[START DATA SHOWN]
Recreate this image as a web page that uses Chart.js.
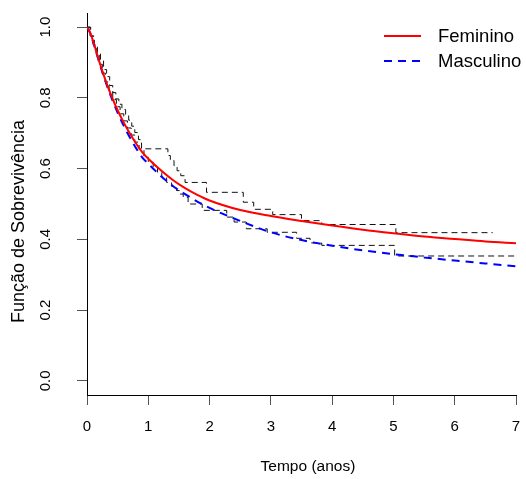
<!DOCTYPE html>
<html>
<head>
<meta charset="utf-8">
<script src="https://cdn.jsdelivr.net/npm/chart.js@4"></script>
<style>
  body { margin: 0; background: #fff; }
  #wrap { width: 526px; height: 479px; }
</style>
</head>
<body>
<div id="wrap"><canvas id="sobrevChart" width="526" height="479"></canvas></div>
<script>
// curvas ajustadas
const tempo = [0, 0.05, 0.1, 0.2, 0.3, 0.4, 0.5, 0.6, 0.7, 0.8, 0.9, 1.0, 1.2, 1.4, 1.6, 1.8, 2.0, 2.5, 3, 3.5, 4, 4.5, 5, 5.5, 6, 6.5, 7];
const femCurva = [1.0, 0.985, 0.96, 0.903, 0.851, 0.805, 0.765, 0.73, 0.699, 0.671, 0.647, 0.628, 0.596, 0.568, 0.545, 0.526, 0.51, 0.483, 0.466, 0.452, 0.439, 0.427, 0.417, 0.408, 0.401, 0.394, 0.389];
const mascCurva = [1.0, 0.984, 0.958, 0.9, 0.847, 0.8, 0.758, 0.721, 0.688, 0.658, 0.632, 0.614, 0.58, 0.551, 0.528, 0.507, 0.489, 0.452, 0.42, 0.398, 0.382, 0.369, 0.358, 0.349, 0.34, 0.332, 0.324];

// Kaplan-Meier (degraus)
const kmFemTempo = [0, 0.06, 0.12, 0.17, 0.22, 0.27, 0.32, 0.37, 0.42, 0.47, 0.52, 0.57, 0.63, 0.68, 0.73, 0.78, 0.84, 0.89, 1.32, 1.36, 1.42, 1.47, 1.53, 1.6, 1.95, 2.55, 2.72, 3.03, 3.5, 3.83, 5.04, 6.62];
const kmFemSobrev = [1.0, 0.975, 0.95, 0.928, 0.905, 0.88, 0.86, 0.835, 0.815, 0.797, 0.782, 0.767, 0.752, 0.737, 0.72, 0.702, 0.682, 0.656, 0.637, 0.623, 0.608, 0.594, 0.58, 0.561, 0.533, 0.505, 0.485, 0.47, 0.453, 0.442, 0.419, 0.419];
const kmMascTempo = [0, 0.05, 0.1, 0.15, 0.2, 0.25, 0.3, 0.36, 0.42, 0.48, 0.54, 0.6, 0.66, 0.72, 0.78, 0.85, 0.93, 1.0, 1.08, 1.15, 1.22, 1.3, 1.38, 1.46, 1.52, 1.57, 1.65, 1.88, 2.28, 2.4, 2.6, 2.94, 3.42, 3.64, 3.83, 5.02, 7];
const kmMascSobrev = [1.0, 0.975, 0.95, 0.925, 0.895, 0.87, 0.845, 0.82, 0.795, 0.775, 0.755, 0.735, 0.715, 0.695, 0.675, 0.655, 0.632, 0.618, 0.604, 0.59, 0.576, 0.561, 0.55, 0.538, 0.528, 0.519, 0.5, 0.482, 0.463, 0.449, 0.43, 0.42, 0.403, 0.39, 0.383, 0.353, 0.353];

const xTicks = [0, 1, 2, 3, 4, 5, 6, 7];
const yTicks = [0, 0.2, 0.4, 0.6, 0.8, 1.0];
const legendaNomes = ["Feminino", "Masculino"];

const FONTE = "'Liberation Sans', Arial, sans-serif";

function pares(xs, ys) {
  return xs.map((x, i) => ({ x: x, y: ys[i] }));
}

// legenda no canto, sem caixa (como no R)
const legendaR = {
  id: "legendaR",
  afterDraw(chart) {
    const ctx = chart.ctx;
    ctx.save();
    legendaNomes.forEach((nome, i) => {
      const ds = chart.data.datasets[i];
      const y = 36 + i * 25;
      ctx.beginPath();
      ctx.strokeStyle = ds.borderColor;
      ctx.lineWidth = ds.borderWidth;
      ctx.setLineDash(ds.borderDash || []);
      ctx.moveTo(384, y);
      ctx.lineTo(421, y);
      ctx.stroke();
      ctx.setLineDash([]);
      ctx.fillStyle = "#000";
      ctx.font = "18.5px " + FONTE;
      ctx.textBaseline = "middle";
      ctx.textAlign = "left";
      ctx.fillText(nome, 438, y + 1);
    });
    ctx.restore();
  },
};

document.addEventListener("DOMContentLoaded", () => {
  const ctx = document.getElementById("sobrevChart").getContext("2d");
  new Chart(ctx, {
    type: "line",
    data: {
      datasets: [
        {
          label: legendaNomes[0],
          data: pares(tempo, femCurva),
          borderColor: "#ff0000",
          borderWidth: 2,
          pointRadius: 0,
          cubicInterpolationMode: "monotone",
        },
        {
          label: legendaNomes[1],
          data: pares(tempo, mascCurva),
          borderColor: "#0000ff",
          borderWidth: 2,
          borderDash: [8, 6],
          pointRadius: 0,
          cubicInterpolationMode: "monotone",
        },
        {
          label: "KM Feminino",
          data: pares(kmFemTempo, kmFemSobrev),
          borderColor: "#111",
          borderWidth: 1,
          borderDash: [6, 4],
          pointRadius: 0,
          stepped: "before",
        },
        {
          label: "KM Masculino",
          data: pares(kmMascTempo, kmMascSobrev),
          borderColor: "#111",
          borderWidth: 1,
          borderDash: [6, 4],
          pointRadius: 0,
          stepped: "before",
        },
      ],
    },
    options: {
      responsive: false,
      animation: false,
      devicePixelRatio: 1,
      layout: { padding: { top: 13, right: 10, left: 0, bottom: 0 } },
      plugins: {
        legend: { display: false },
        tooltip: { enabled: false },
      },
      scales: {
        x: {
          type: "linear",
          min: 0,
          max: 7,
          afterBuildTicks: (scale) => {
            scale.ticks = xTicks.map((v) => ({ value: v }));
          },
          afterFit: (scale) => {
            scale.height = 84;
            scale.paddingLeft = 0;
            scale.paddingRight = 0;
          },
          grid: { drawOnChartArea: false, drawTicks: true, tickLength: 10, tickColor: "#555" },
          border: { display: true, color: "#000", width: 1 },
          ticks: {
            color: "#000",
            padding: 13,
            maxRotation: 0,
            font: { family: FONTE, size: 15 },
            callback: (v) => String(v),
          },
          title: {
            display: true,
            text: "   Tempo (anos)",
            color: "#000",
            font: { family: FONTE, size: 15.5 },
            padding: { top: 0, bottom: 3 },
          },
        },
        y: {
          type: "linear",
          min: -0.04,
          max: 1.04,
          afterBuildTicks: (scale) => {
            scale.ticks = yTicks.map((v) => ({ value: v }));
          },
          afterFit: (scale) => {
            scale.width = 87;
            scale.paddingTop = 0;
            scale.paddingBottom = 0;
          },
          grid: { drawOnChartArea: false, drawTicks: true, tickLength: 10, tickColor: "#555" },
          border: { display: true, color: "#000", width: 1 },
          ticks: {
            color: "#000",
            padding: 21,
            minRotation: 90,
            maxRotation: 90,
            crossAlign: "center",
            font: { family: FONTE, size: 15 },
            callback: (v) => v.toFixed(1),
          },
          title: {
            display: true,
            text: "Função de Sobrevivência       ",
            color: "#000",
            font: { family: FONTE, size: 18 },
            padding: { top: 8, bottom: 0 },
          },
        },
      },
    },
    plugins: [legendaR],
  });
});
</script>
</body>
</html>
[END DATA SHOWN]
[GOAL OF THE EXERCISE]
Please take the lines from the beginning of the data above through the line holding "0.34, 0.332, 0.324];" and transcribe them exactly, without any pictures.

[TASK SOLUTION]
Recreate this image as a web page that uses Chart.js.
<!DOCTYPE html>
<html>
<head>
<meta charset="utf-8">
<script src="https://cdn.jsdelivr.net/npm/chart.js@4"></script>
<style>
  body { margin: 0; background: #fff; }
  #wrap { width: 526px; height: 479px; }
</style>
</head>
<body>
<div id="wrap"><canvas id="sobrevChart" width="526" height="479"></canvas></div>
<script>
// curvas ajustadas
const tempo = [0, 0.05, 0.1, 0.2, 0.3, 0.4, 0.5, 0.6, 0.7, 0.8, 0.9, 1.0, 1.2, 1.4, 1.6, 1.8, 2.0, 2.5, 3, 3.5, 4, 4.5, 5, 5.5, 6, 6.5, 7];
const femCurva = [1.0, 0.985, 0.96, 0.903, 0.851, 0.805, 0.765, 0.73, 0.699, 0.671, 0.647, 0.628, 0.596, 0.568, 0.545, 0.526, 0.51, 0.483, 0.466, 0.452, 0.439, 0.427, 0.417, 0.408, 0.401, 0.394, 0.389];
const mascCurva = [1.0, 0.984, 0.958, 0.9, 0.847, 0.8, 0.758, 0.721, 0.688, 0.658, 0.632, 0.614, 0.58, 0.551, 0.528, 0.507, 0.489, 0.452, 0.42, 0.398, 0.382, 0.369, 0.358, 0.349, 0.34, 0.332, 0.324];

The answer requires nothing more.